After dwelling on the limitations of visual art in the first chapter and music in the second, Harper provides us with an example of literary abstraction in his third chapter, where he prefaces his turn to John Keene’s Annotations (1995) with an account of the negative reception of Alice Walker’s and Ntozake Shange’s depictions of black men that parallels the introduction’s and first chapter’s accounts of Kara Walker’s work.3 Contrasting Keene’s work with these texts that invite more mimetic responses, Harper locates the social-critical effect of Annotations’s abstraction in its refusal to provide character development. Further, “Annotations posits racial blackness as a function not of personal attributes but of sociocultural interests . . . [I]t recruits readers to its ethical perspective, not by inviting them to identify with recognizably black characters but by soliciting their investment in those identifiably black interests” (152). Through its shifting form and refusal to focalize the narrative through a character’s development, Annotations demonstrates the “historical—or, in other words, the mutable—character of the structures and conditions” of racial, sexual, and gender identity. The result: a challenge to the perception of such identities as “intrinsic property of either individuals or groups” (154). Identity becomes “historical construction” in the narrative, accrued through the “repetition and refinement” (as well as rupture) to which the text formally draws our attention (156). Abstractionist black literature like Keene’s can therefore both enact social criticism and change our reading practices.
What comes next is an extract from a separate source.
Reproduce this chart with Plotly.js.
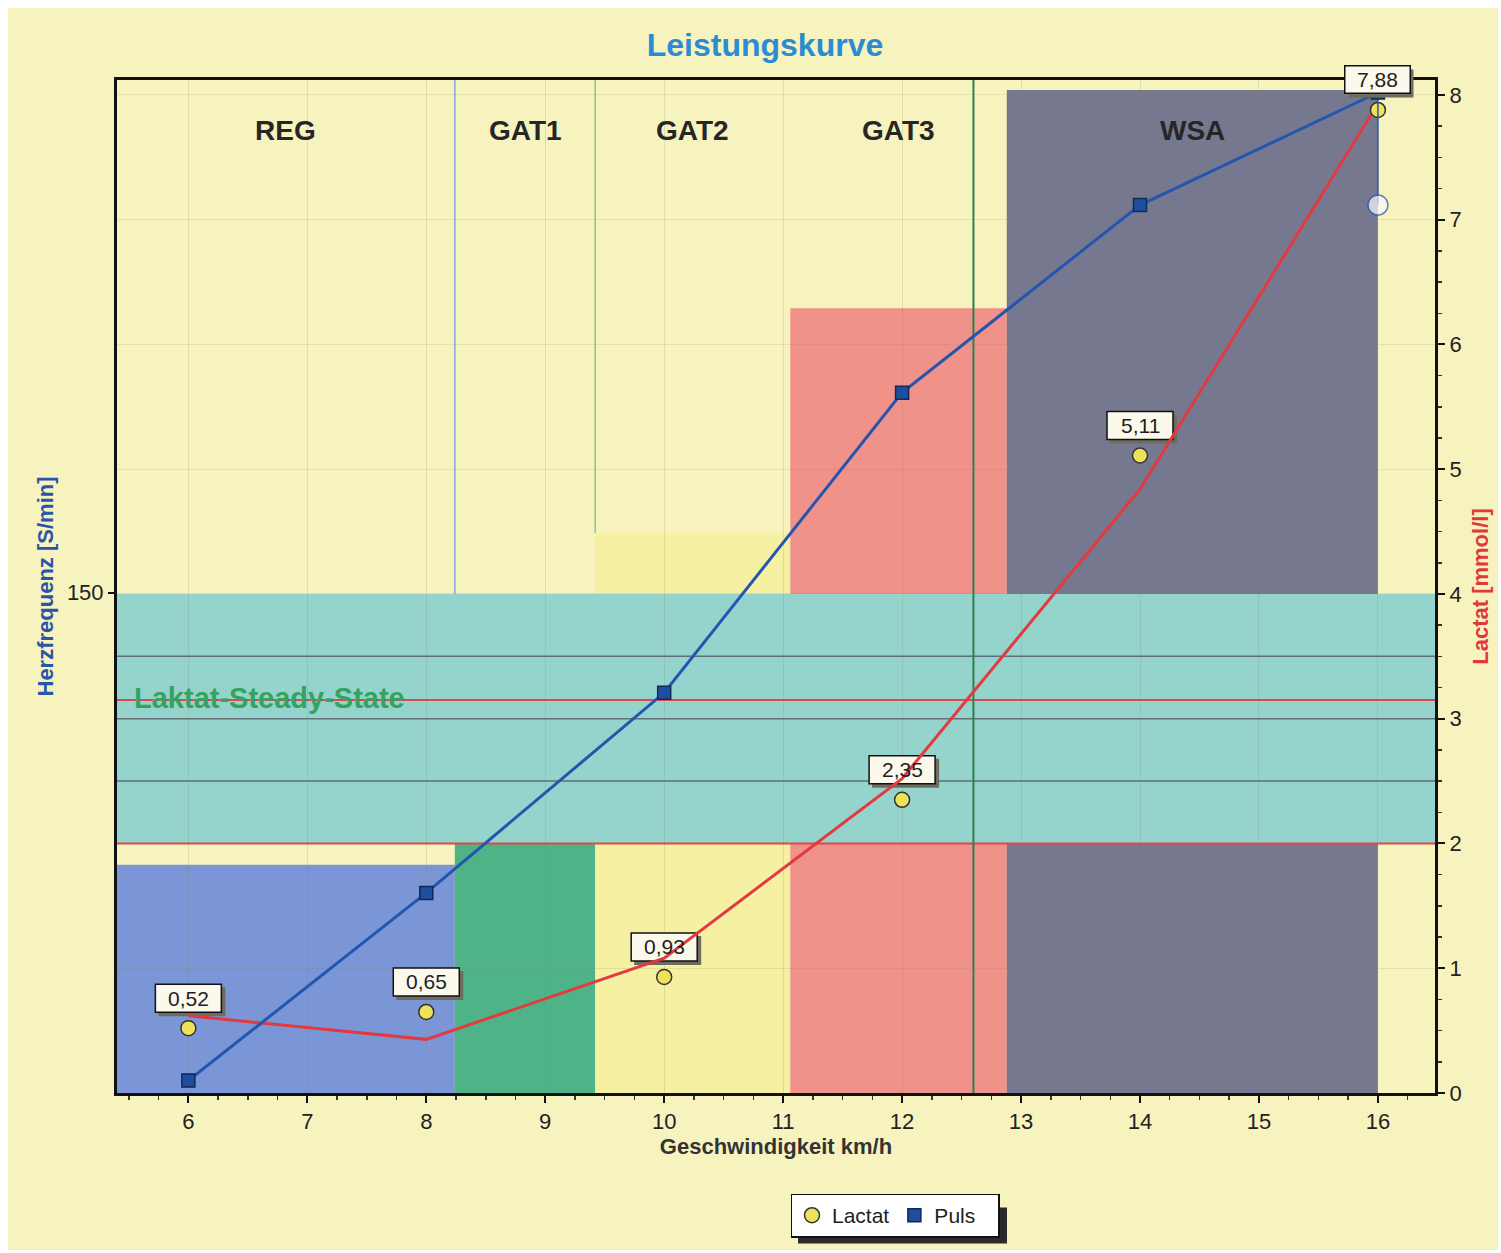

While Keene is in some ways the culmination of the book’s argument, this section takes up a mere twelve pages in the book. And because the argument depends upon developing a hierarchy of abstractionist art forms, with narrative fiction resting securely at the top in its ability to unsettle socio-political formations and reading habits, the book would have benefited from a more sustained engagement with abstractionist literature like Keene’s that successfully disrupts the way we read. Abstractionist Aesthetics is a valuable contribution to ongoing conversations about race, politics, and aesthetics, but one that occasionally feels more like the beginnings of a conversation about the abstractionist power of art forms rather than a definitive examination. In swinging back and forth between art forms’ inherent abstraction, on the one hand, and the socially learned reading practices audiences bring to those art forms on the other, Abstractionist Aesthetics raises important questions about the location or source of literature’s social and critical effects.

Endnotes

  1. See Nathaniel Mackey, Discrepant Engagement: Dissonance, Cross-Culturality, and Experimental Writing (Tuscaloosa: University of Alabama Press, 1993). He writes, “My view is that there has been far too much emphasis on accessibility when it comes to writers from socially marginalized groups. This has resulted in shallow, simplistic readings that belabor the most obvious aspects of the writer’s work and situation . . . ” (17-18).
  2. Harper suggests that this “realist recuperation” is partly a function of “the degree to which abstractionist visual representation per se had become wholly naturalized—and hence largely imperceptible to spectators—by the last decades of the twentieth century” (10).
  3. Similarly, his brief discussion of Gertrude Stein’s “Melanctha” in Three Lives parallels his conversation of Vanessa Beecroft’s work. Harper writes that “Melanctha” “effectively forward[s] through psychological mimesis the very realism that it seemingly renounces through its reiterative narration. Indeed, because the racialized descriptors that the text so insistently repeats do not float freely, as it were, but instead are attached to precisely such fully realized personalities as emerge in the preceding letters, their recurrence arguably serves to heighten rather than to diminish the work’s susceptibility to realist reception, just as the racial recognizability of Kara Walker’s silhouette figures apparently elicits the realist interpretation that their evident abstractionism would seem to preclude” (147-8, original emphasis).